A sculpture at Pennsylvania's Capitol was joined Monday by a temporary installation of a more basic kind. A water-main break shut off service to the downtown complex.
A sculpture at Pennsylvania's Capitol was joined Monday by a temporary installation of a more basic kind. A water-main break shut off service to the downtown complex.
Posted: April 19, 2011

HARRISBURG - Schoolchildren missed out on seeing the famous mastodon skeleton.
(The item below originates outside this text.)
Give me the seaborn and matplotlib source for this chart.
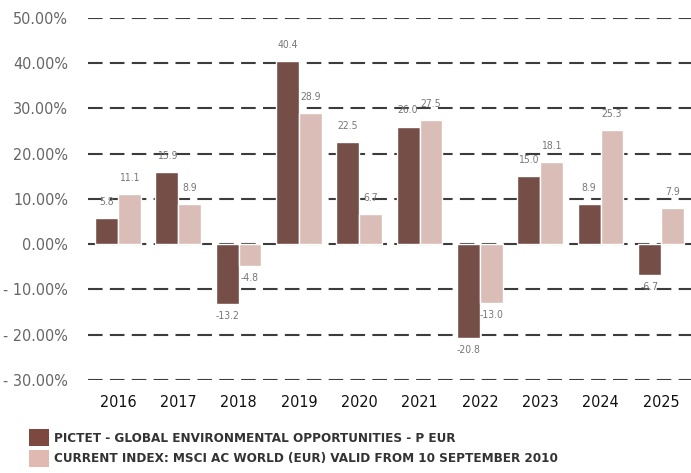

News events and high-level meetings were scrapped or relocated, and some unlucky state workers were forced to use outdoor toilets.

All because of a water-main rupture several hundred yards behind the Capitol.

The break forced a rare shutdown of the state government complex, sending thousands of workers home, disrupting business, and disappointing hundreds of children on their spring trip to the state museum.

The pipe break on private property caused water pressure to drop precipitously, prompting Gov. Corbett to order the Capitol closed.

"We noticed the problem when everyone arrived and started using the water and there wasn't any," said Troy Thompson, spokesman for the Department of General Services.

By 11 a.m., the complex was a virtual ghost town, with only Capitol police, maintenance workers, and a skeleton crew of employees - including Department of Revenue workers staffing the help line on tax-deadline day - on the job. Visitors and tour buses were turned away and Capitol meetings were relocated.

The governor's executive staff set up shop at the Pennsylvania Emergency Management Agency two miles away.

"The functions of government will continue," said Corbett's press secretary, Kevin Harley, just before noon.

At the same time, trucks began unloading more than a dozen blue porta-potties for those workers left in the waterless Capitol. One was deposited next to the grand marble sculpture titled The Burden of Life outside the main entrance.

With the legislature off for Easter-week break, there were fewer than the usual number of people in the Capitol on Monday.

The major news event scheduled in the rotunda was a Tax Day news conference hosted by Common Cause and Rep. Greg Vitali (D., Delaware), among others, calling on the legislature and Corbett to close business tax loopholes. The group took its message instead to the front steps of the Capitol.

Three blocks away at the Harrisburg Hilton, the Pennsylvania Press Club's monthly luncheon went on as scheduled, with featured speaker was John Cavanaugh, chancellor of the Pennsylvania State System of Higher Education.

Cavanaugh quipped that he had tried everything, including "working on the city's water line," so he would not have to come. The 14 schools in the state system are facing a more than 50 percent cut under Corbett's proposed budget.

Spring brings tens of thousands of students to the Capitol and museum on class field trips, including on this day a group from a Norristown school. Instead of seeing the planetarium and mastodon skeleton, they got an impromptu meeting with Corbett and a trip to Hersheypark's Chocolate World.

The third graders from Visitation of the Blessed Virgin Mary School were touring the Capitol with Rep. Mike Vereb (R., Montgomery) and ended up with a visit to the governor's office. The governor gave the children a quick lesson in state history and a primer on how government works, Harley said, adding that he also shared stories about attending Catholic school.

By late Monday afternoon, water was again flowing normally through the main system feeding the Capitol.

And Tuesday, it will be business as usual. "Everything's back to normal," Harley said.